Rookie quarterback Zach Wilson has also noticed Moore's natural ability and his attention to detail.

"Elijah wants to be great," Wilson said, per Lange. "I spend a lot of time with him. He's someone I want to be around because he wants to be great. He's definitely a motivating person, and we're going to have a good time doing this thing together because he's going to be a good player."

That last comment is the most important of the lot. Moore isn't the team's No. 1 receiver yet. Or even necessarily the No. 3 receiver. The Jets signed Corey Davis to a three-year, $37.5 million contract in free agency and already had second-year pro Denzel Mims and veteran Jamison Crowder in town.

But Davis has yet to notch a 1,000-yard season since being drafted fifth overall in 2017 by the Titans. Mims' first season in the pros wasn't especially impressive (23 receptions for 357 yards over nine games). Crowder's career high in receiving yards is 847, and he has missed at least four games in two of the past three seasons.

If he continues to impress in practices, Moore could earn not only a spot in the starting lineup but also the trust of the No. 2 overall pick out of BYU.

And if that's the case, look out.

Bill Kostroun/Associated Press

Chase may be a generational talent with a built-in rapport with Joe Burrow from their time together at LSU. But he's competing with Tyler Boyd and Tee Higgins for targets with the Cincinnati Bengals.

No. 6 overall pick Waddle not only has to compete with Will Fuller and DeVante Parker on the Miami Dolphins, but he's also playing with a quarterback (Tua Tagovailoa) who was 30th in the NFL in yards per attempt (6.3) last year.

Smith faces a similar dilemma. The No. 10 overall pick should get targets in Philadelphia, but Eagles quarterback Jalen Hurts completed just 52 percent of his passes as a rookie and had a passer rating south of 80.

Toney of the Giants is a raw prospect who's buried at the bottom of a deep receiver room. Bateman will start his NFL career on a Baltimore Ravens team that checked in dead last in pass attempts in 2020.

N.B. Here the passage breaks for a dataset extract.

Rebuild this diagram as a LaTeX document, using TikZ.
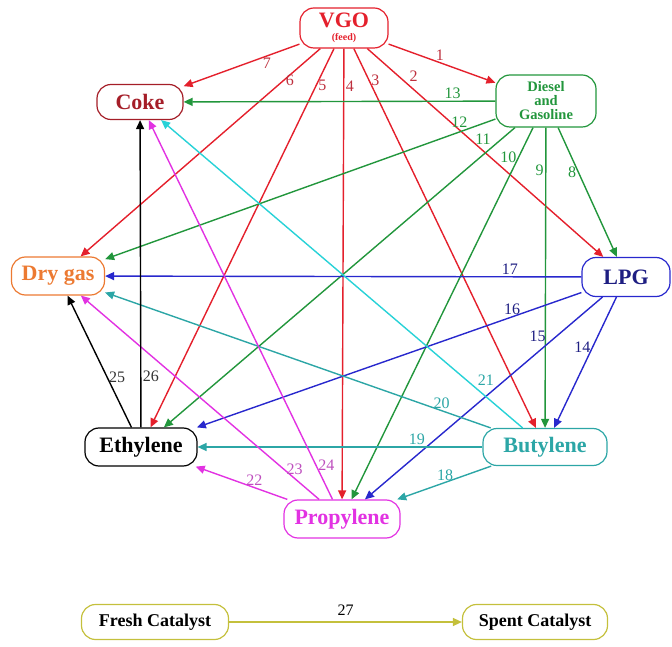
\documentclass[tikz,border=0pt]{standalone}
\usepackage{fontspec}
\setmainfont{Liberation Serif}
\usetikzlibrary{arrows.meta}
\definecolor{vgored}{RGB}{228,32,44}
\definecolor{numred}{RGB}{190,48,62}
\definecolor{cokered}{RGB}{165,30,40}
\definecolor{dgreen}{RGB}{34,150,60}
\definecolor{dryorange}{RGB}{236,122,50}
\definecolor{lpgblue}{RGB}{40,40,205}
\definecolor{lpgnavy}{RGB}{30,30,130}
\definecolor{butteal}{RGB}{44,166,166}
\definecolor{butcyan}{RGB}{40,210,215}
\definecolor{propmag}{RGB}{226,50,226}
\definecolor{nummag}{RGB}{190,80,190}
\definecolor{catyellow}{RGB}{196,192,60}

\begin{document}
\begin{tikzpicture}[x=1pt,y=1pt,line width=1.4pt,>={Triangle[length=9pt,width=8pt]},
  box/.style={draw,rounded corners=14pt,line width=1.2pt,minimum height=38pt,inner sep=2pt,
    font=\bfseries\fontsize{22}{24}\selectfont},
  catbox/.style={box,draw=catyellow,text=black,minimum height=35pt,font=\bfseries\fontsize{18}{20}\selectfont},
  num/.style={font=\fontsize{16}{16}\selectfont,inner sep=1.5pt}]
  \useasboundingbox (0,0) rectangle (672,646);
  \node[box,vgored,minimum width=88pt,minimum height=40pt,align=center] (vgo) at (344,618)
    {VGO\\[-11pt]{\fontsize{10}{10}\selectfont(feed)}};
  \node[box,dgreen,minimum width=100pt,minimum height=52pt,align=center,
    font=\bfseries\fontsize{14.5}{14}\selectfont] (dg) at (546,545) {Diesel\\and\\Gasoline};
  \node[box,cokered,minimum width=86pt,minimum height=35pt] (coke) at (140,544) {Coke};
  \node[box,dryorange,minimum width=93pt] (dry) at (58,370) {Dry gas};
  \node[box,draw=lpgblue,text=lpgnavy,minimum width=88pt,minimum height=39pt] (lpg) at (626,369) {LPG};
  \node[box,black,minimum width=112pt] (eth) at (141,199) {Ethylene};
  \node[box,butteal,minimum width=124pt,minimum height=37pt] (but) at (545,199) {Butylene};
  \node[box,propmag,minimum width=116pt] (prop) at (342,127) {Propylene};
  \node[catbox,minimum width=147pt] (fresh) at (155,24) {Fresh Catalyst};
  \node[catbox,minimum width=145pt] (spent) at (535,24) {Spent Catalyst};

  \draw[->,vgored,text=numred] (vgo) -- (dg) node[num,pos=.48,above]{1};
  \draw[->,vgored,text=numred] (vgo) -- (lpg) node[num,pos=.17,above right]{2};
  \draw[->,vgored,text=numred] (vgo) -- (but) node[num,pos=.084,right]{3};
  \draw[->,vgored,text=numred] (vgo) -- (prop) node[num,pos=.084,right]{4};
  \draw[->,vgored,text=numred] (vgo) -- (eth) node[num,pos=.097,right]{5};
  \draw[->,vgored,text=numred] (vgo) -- (dry) node[num,pos=.153,right]{6};
  \draw[->,vgored,text=numred] (vgo) -- (coke) node[num,pos=.28,below]{7};

  \draw[->,dgreen] (dg) -- (lpg) node[num,pos=.344,left]{8};
  \draw[->,dgreen] (dg) -- (but) node[num,pos=.143,left]{9};
  \draw[->,dgreen] (dg) -- (prop) node[num,pos=.08,left]{10};
  \draw[->,dgreen] (dg) -- (eth) node[num,pos=.063,above left]{11};
  \draw[->,dgreen] (dg) -- (dry) node[num,pos=.092,above=2pt]{12};
  \draw[->,dgreen] (dg) -- (coke) node[num,pos=.137,above]{13};

  \draw[->,lpgblue,text=lpgnavy] (lpg) -- (but) node[num,pos=.383,left]{14};
  \draw[->,lpgblue,text=lpgnavy] (lpg) -- (prop) node[num,pos=.23,above left]{15};
  \draw[->,lpgblue,text=lpgnavy] (lpg) -- (eth) node[num,pos=.18,above]{16};
  \draw[->,lpgblue,text=lpgnavy] (lpg) -- (dry) node[num,pos=.15,above]{17};

  \draw[->,butteal] (but) -- (prop) node[num,pos=.49,above]{18};
  \draw[->,butteal] (but) -- (eth) node[num,pos=.23,above]{19};
  \draw[->,butteal] (but) -- (dry) node[num,pos=.127,above]{20};
  \draw[->,butcyan,text=butteal] (but) -- (coke) node[num,pos=.13,above right]{21};

  \draw[->,propmag,text=nummag] (prop) -- (eth) node[num,pos=.36,above]{22};
  \draw[->,propmag,text=nummag] (prop) -- (dry) node[num,pos=.146,right]{23};
  \draw[->,propmag,text=nummag] (prop) -- (coke) node[num,pos=.089,right]{24};

  \draw[->,black,text=black!80] (eth) -- (dry) node[num,pos=.383,right]{25};
  \draw[->,black,text=black!80] (eth) -- (coke) node[num,pos=.166,right]{26};

  \draw[->,catyellow,text=black] (fresh) -- (spent) node[num,pos=.5,above=4pt]{27};
\end{tikzpicture}
\end{document}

Is Moore's situation ideal? No. There's a rookie quarterback. Davis will get his share of targets. And Moore would need to displace either Crowder or Mims for a full-time role.

But that can be done, especially if Moore continues to build a rapport with the Jets signal-caller who could be playing from behind quite a bit.

This doesn't mean that three years from now we'll look back at Moore as the best player at his position from the class of 2021. Or that the Bengals, Dolphins and Eagles will ultimately regret taking Chase, Waddle and Smith.

But early indications are that the Jets chose well when they used their second-round pick on Moore.

And there's a real chance he'll outproduce every other rookie receiver in 2021.